S. Prenant l’exemple de Léopold Sedar Senghor, premier président du Sénégal, vous dites en filigrane que ce qui a manqué à bon nombre d’Etats africains, c’est l’homme de grande qualité pour éduquer le peuple. Est-ce à dire que vous remettez en cause les compétences de ceux
qui nous ont gouvernés jusque-là ?
B. J. S. : On ne peut pas identifier certains qui nous ont gouvernés à des types comme Senghor, encore moins à Julius Nyerere, Joaquim Chissano ou à Nelson Mandela qui ont compris que tout homme, à partir d’un certain moment, a ses limites et qu’il faut céder sa place à la génération qui arrive. Combien d’hommes africains au sommet de l’Etat font cela ? Nous avons généralement des chefs d’Etat, nous n’avons pas des hommes d’Etat. Et c’est cela aussi un autre aspect du drame de l’Afrique.
S. : Dans votre ouvrage, vous qualifiez l’armée africaine d’abbaye de Telem dont le chef d’Etat africain utilise trois stratégies (tribu, occupation territoriale et principe césarien du règne) pour la maîtriser. Que voulez-vous dire ?
B. J. S. : (Rires ). Vous êtes journaliste, vous comprenez ce que je veux dire. J’ai voulu dire qu’on ne confie pas la chaîne de commandement à n’importe qui. S’il y a quelqu’un dans la tribu qui peut faire l’affaire, il est prioritaire. Même les recrutements se font en fonction de certains besoins de stratégie de conservation du pouvoir. Vous avez parfois des armées qui sont carrément tribales, tout cela dans la logique de la sauvegarde et de la confiscation du pouvoir.
S. : Vous abordez la question du F CFA et la nécessité de s’affranchir de cette monnaie. Mais est-ce que vous approuvez le radicalisme avec lequel certains évoquent le sujet ?

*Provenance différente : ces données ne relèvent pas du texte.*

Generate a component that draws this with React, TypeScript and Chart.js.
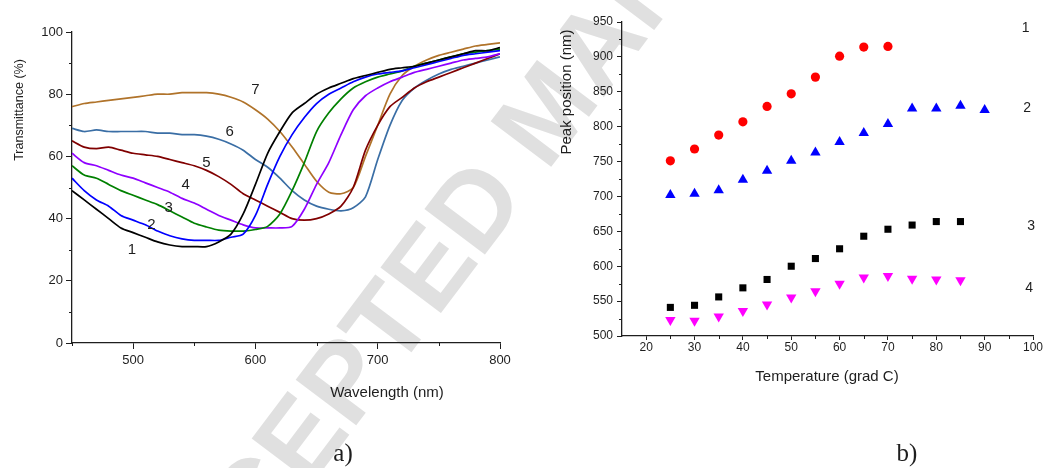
import React, { useEffect, useRef } from "react";
import { Chart, registerables } from "chart.js";

Chart.register(...registerables);

// ---------- data: panel a) ----------
const wavelengths = [450, 460, 470, 480, 490, 500, 510, 520, 530, 540, 550, 560, 570, 580, 590, 600, 610, 620, 630, 640, 650, 660, 670, 680, 690, 700, 710, 720, 730, 740, 750, 760, 770, 780, 790, 800];
const curve1 = [49, 46, 43, 40, 37, 35.5, 34, 32.5, 31.5, 31, 31, 31, 32.5, 35, 41.5, 51, 61, 68, 74, 77, 80, 82, 83.5, 85, 86, 87, 88, 88.5, 89, 90, 91, 92, 93, 94, 94, 95];
const curve2 = [53, 49, 46, 44, 41, 39.5, 38, 36, 34.5, 33.5, 33, 33, 33, 34, 35, 41, 51, 60, 67, 72.5, 77, 80, 82, 84, 85.5, 86.5, 87, 87.5, 88.5, 89.5, 90.5, 91.5, 92.5, 93, 93.5, 94];
const curve3 = [57, 54, 53, 51, 49, 47.5, 46, 44.5, 42.5, 40.5, 38.5, 37.3, 36.3, 36, 36, 36.5, 37.5, 41.5, 49, 58, 68, 74, 78.5, 82, 84, 85.5, 86.5, 87.5, 89, 90, 91, 92, 93, 93.5, 94, 94.5];
const curve4 = [61, 58, 57, 55.5, 54, 53, 51.5, 50, 48.5, 46.5, 45, 43, 41, 39.5, 38, 37, 37, 37, 37.5, 43, 51, 58, 67, 75, 79.5, 82, 84, 85.5, 87, 88, 89, 90, 91, 91.5, 92, 93];
const curve5 = [65, 63, 62.5, 63, 62, 61, 60.5, 60, 59, 58, 57, 55.5, 53.5, 51, 48, 46, 44, 42, 40, 39.5, 40, 41.5, 44, 50, 62, 70, 76, 79, 82, 84, 85.5, 87, 88.5, 90, 91.5, 93];
const curve6 = [69, 68, 68.5, 68, 68, 68, 68, 67.5, 67.5, 67, 67, 66.5, 65.5, 64, 62, 59, 56.5, 53, 49, 46, 44, 43, 42.5, 43.5, 47, 59, 70, 78, 82, 84.5, 86.5, 88, 89, 90, 91, 92];
const curve7 = [76, 77, 77.5, 78, 78.5, 79, 79.5, 80, 80, 80.5, 80.5, 80.5, 80, 79, 77.5, 75, 72, 68, 63, 57.5, 52, 48.5, 48, 50, 60, 70, 80, 86, 89, 91, 92.5, 93.5, 94.5, 95.5, 96, 96.5];
const curveNames = ["1", "2", "3", "4", "5", "6", "7"];
const curveLabelWl = [499, 515, 529, 543, 560, 579, 600];
const curveLabelT = [30, 38, 43.5, 51, 58, 68, 81.5];
const xTicksA = [500, 600, 700, 800];
const xMinorA = [450, 550, 650, 750];
const yTicksA = [0, 20, 40, 60, 80, 100];
const yMinorA = [10, 30, 50, 70, 90];

// ---------- data: panel b) ----------
const temps1 = [25, 30, 35, 40, 45, 50, 55, 60, 65, 70];
const peaks1 = [751, 768, 788, 807, 829, 847, 871, 901, 914, 915];
const temps2 = [25, 30, 35, 40, 45, 50, 55, 60, 65, 70, 75, 80, 85, 90];
const peaks2 = [702, 704, 709, 724, 737, 751, 763, 778, 791, 804, 826, 826, 830, 824];
const temps3 = [25, 30, 35, 40, 45, 50, 55, 60, 65, 70, 75, 80, 85];
const peaks3 = [541, 544, 556, 569, 581, 600, 611, 625, 643, 653, 659, 664, 664];
const temps4 = [25, 30, 35, 40, 45, 50, 55, 60, 65, 70, 75, 80, 85];
const peaks4 = [523, 522, 528, 536, 545, 555, 564, 575, 584, 586, 582, 581, 580];
const seriesNamesB = ["1", "2", "3", "4"];
const seriesLabelX = [98.5, 98.8, 99.6, 99.2];
const seriesLabelY = [941, 827, 658, 569];
const xTicksB = [20, 30, 40, 50, 60, 70, 80, 90, 100];
const xMinorB = [25, 35, 45, 55, 65, 75, 85, 95];
const yTicksB = [500, 550, 600, 650, 700, 750, 800, 850, 900, 950];
const yMinorB = [525, 575, 625, 675, 725, 775, 825, 875, 925];

const SANS = '"Liberation Sans", Arial, Helvetica, sans-serif';
const SERIF = '"Liberation Serif", "Times New Roman", serif';
const INK = "#1e1e1e";

function drawMinor(chart: any, xMinor: number[], yMinor: number[], len: number) {
  const ctx = chart.ctx;
  const xs = chart.scales.x;
  const ys = chart.scales.y;
  const a = chart.chartArea;
  ctx.save();
  ctx.strokeStyle = INK;
  ctx.lineWidth = 1;
  ctx.beginPath();
  xMinor.forEach((v) => {
    const px = Math.round(xs.getPixelForValue(v)) + 0.5;
    ctx.moveTo(px, a.bottom);
    ctx.lineTo(px, a.bottom + len);
  });
  yMinor.forEach((v) => {
    const py = Math.round(ys.getPixelForValue(v)) + 0.5;
    ctx.moveTo(a.left, py);
    ctx.lineTo(a.left - len, py);
  });
  ctx.stroke();
  ctx.restore();
}

function text(ctx: any, s: string, x: number, y: number, font: string, rot = 0) {
  ctx.save();
  ctx.translate(x, y);
  if (rot) ctx.rotate(rot);
  ctx.font = font;
  ctx.fillStyle = INK;
  ctx.textAlign = "center";
  ctx.textBaseline = "middle";
  ctx.fillText(s, 0, 0);
  ctx.restore();
}

const decorA = {
  id: "decorA",
  beforeDraw(chart: any) {
    const ctx = chart.ctx;
    ctx.save();
    ctx.translate(140, 662);
    ctx.rotate((-53 * Math.PI) / 180);
    ctx.font = `bold 110px ${SANS}`;
    ctx.fillStyle = "#e0e0e0";
    ctx.textAlign = "left";
    ctx.textBaseline = "middle";
    ctx.fillText("ACCEPTED MANUSCRIPT", 0, 0);
    ctx.restore();
  },
  afterDraw(chart: any) {
    const ctx = chart.ctx;
    drawMinor(chart, xMinorA, yMinorA, 3);
    const xs = chart.scales.x;
    const ys = chart.scales.y;
    curveNames.forEach((n, i) => {
      text(ctx, n, xs.getPixelForValue(curveLabelWl[i]), ys.getPixelForValue(curveLabelT[i]), `15px ${SANS}`);
    });
    text(ctx, "Transmittance (%)", 20, 110, `12.5px ${SANS}`, -Math.PI / 2);
    text(ctx, "Wavelength (nm)", 387, 393, `15px ${SANS}`);
    text(ctx, "a)", 343, 454, `25px ${SERIF}`);
  },
};

const decorB = {
  id: "decorB",
  afterDraw(chart: any) {
    const ctx = chart.ctx;
    drawMinor(chart, xMinorB, yMinorB, 3);
    const xs = chart.scales.x;
    const ys = chart.scales.y;
    seriesNamesB.forEach((n, i) => {
      text(ctx, n, xs.getPixelForValue(seriesLabelX[i]), ys.getPixelForValue(seriesLabelY[i]), `14px ${SANS}`);
    });
    text(ctx, "Peak position (nm)", 567, 92, `15px ${SANS}`, -Math.PI / 2);
    text(ctx, "Temperature (grad C)", 827, 377, `15px ${SANS}`);
    text(ctx, "b)", 907, 454, `25px ${SERIF}`);
  },
};

function axis(min: number, max: number, ticks: number[], fontSize: number, tickLen: number, pad: number, fit: (s: any) => void) {
  return {
    type: "linear" as const,
    min,
    max,
    afterBuildTicks: (s: any) => {
      s.ticks = ticks.map((v) => ({ value: v }));
    },
    afterFit: fit,
    grid: {
      display: true,
      drawOnChartArea: false,
      drawTicks: true,
      tickLength: tickLen,
      tickColor: INK,
      tickWidth: 1,
    },
    border: { display: true, color: INK, width: 1.3 },
    ticks: {
      autoSkip: false,
      maxRotation: 0,
      padding: pad,
      color: INK,
      font: { size: fontSize, family: SANS },
    },
  };
}

export default function App() {
  const refA = useRef<HTMLCanvasElement>(null);
  const refB = useRef<HTMLCanvasElement>(null);

  useEffect(() => {
    document.body.style.margin = "0";
    Chart.defaults.font.family = SANS;
    const curves = [curve1, curve2, curve3, curve4, curve5, curve6, curve7];
    const colors = ["#000000", "#0000ff", "#008000", "#8f00ff", "#800000", "#3a6ea5", "#b0732a"];
    const chartA = new Chart(refA.current as HTMLCanvasElement, {
      type: "line",
      data: {
        datasets: curves.map((c, i) => ({
          label: curveNames[i],
          data: wavelengths.map((w, j) => ({ x: w, y: c[j] })),
          borderColor: colors[i],
          borderWidth: 1.7,
          pointRadius: 0,
          tension: 0.25,
          fill: false,
        })),
      },
      options: {
        responsive: false,
        animation: false,
        parsing: false,
        layout: { padding: { left: 0, right: 552, top: 32, bottom: 0 } },
        plugins: { legend: { display: false }, tooltip: { enabled: false } },
        scales: {
          x: axis(450, 800, xTicksA, 13, 6, 4, (s: any) => { s.height = 125; }),
          y: axis(0, 100, yTicksA, 13, 6, 3, (s: any) => { s.width = 72; }),
        },
      },
      plugins: [decorA],
    } as any);

    const mk = (xs: number[], ys: number[]) => xs.map((x, i) => ({ x, y: ys[i] }));
    const chartB = new Chart(refB.current as HTMLCanvasElement, {
      type: "scatter",
      data: {
        datasets: [
          { label: "1", data: mk(temps1, peaks1), pointStyle: "circle", pointRadius: 4.6, backgroundColor: "#ff0000", borderColor: "#ff0000", borderWidth: 0 },
          { label: "2", data: mk(temps2, peaks2), pointStyle: "triangle", pointRadius: 6, backgroundColor: "#0000ff", borderColor: "#0000ff", borderWidth: 0 },
          { label: "3", data: mk(temps3, peaks3), pointStyle: "rect", pointRadius: 5, backgroundColor: "#000000", borderColor: "#000000", borderWidth: 0 },
          { label: "4", data: mk(temps4, peaks4), pointStyle: "triangle", rotation: 180, pointRadius: 6, backgroundColor: "#ff00ff", borderColor: "#ff00ff", borderWidth: 0 },
        ],
      },
      options: {
        responsive: false,
        animation: false,
        layout: { padding: { left: 520, right: 19, top: 22, bottom: 0 } },
        plugins: { legend: { display: false }, tooltip: { enabled: false } },
        scales: {
          x: axis(15, 100, xTicksB, 12, 4, 0, (s: any) => { s.height = 132; }),
          y: axis(500, 950, yTicksB, 12, 5, 4, (s: any) => { s.width = 102; }),
        },
      },
      plugins: [decorB],
    } as any);

    return () => {
      chartA.destroy();
      chartB.destroy();
    };
  }, []);

  return (
    <div style={{ position: "fixed", left: 0, top: 0, width: 1052, height: 468, background: "#ffffff", overflow: "hidden" }}>
      <canvas ref={refA} width={1052} height={468} style={{ position: "absolute", left: 0, top: 0, width: 1052, height: 468 }} />
      <canvas ref={refB} width={1052} height={468} style={{ position: "absolute", left: 0, top: 0, width: 1052, height: 468 }} />
    </div>
  );
}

B. J. S. : Je n’approuve pas cela. Je pense qu’il faut d’abord adopter le principe, ouvrir des concertations verticales et horizontales, et aller progressivement vers une certaine entente qui débouche sur l’appropriation de notre monnaie CFA qui s’appellera désormais autre chose. Mais, il ne faut pas que notre monnaie soit fabriquée à Clermont-Ferrand, dans la banlieue bordelaise. Ce n’est pas normal, ce n’est pas juste que, 60 ans après les indépendances, notre monnaie continue d’être fabriquée à Clermont-Ferrand ! Prenons le cas de l’Afrique de l’Ouest, nous avons de nombreuses compétences et nos Etats, réunis, peuvent avoir une balance commerciale excédentaire qui nous permet de fabriquer notre monnaie.
Le problème, c’est la peur de nous affranchir de cette monnaie, parce que certains chefs d’Etat redoutent les conséquences. Donc, il faut qu’on soit audacieux. Il y a des pays qui, dès le lendemain de la proclamation de leur indépendance, ont commencé à battre leur propre monnaie. C’est le cas de la Guinée et de l’Algérie en Afrique du Nord.
Certes, ils ont eu des difficultés au départ, mais finalement, tout a fini par s’arranger et cela leur confère une certaine dignité et confiance. Cela leur permet également de s’assumer en tant que pays souverains. Vous ne pouvez pas dire que vous êtes souverains alors que l’âme de votre monnaie est abritée en France. Dans l’histoire des nations, je n’ai jamais vu un pays qui se soit développé avec la monnaie d’un autre pays.
S. : Vous parlez « d’un soleil du retour à la dignité et au développement ». Cela est-il possible avec une jeunesse qui succombe facilement aux gains faciles ?
B. J. S. : Justement, nous revenons à la morale. Si la jeunesse succombe aux gains faciles, ce n’est pas sa faute. Encore une fois, c’est la faute à la gouvernance et à nos gouvernants qui auraient pu mener une politique qui fasse en sorte que ces jeunes-là n’aient pas la culture de la courte échelle, mais qui soient attachés au travail bien fait et qui aient la culture de la patience.
Il y a quelques décennies, un fonctionnaire voltaïque (burkinabè) pouvait pleurer pour un travail qu’il a mal fait, alors qu’on lui a donné les moyens. Mais aujourd’hui, ce n’est pas le problème des jeunes, ce qui les intéresse, c’est l’argent et non le travail bien fait. On revient encore à ce problème moral, ce n’est pas la faute aux jeunes. Les jeunes sont comme des singes qui imitent. Ils regardent ce que nous faisons et ils sont le reflet de ce que nous sommes.
Il ne faut pas les condamner. Mais je me dis que si on fait une bonne prise de conscience, on peut à tout moment revenir à de meilleures vertus pour déboucher sur une gouvernance vertueuse à long terme. A condition de prendre l’engagement d’aller vers cette gouvernance-là.
S. : A qui s’adresse votre ouvrage ?
B. J. S. : Le livre s’adresse à tout le monde, aux gouvernants, aux élites, aux intellectuels, à tous les cadres, à la jeunesse, à l’Eglise, aux syndicats.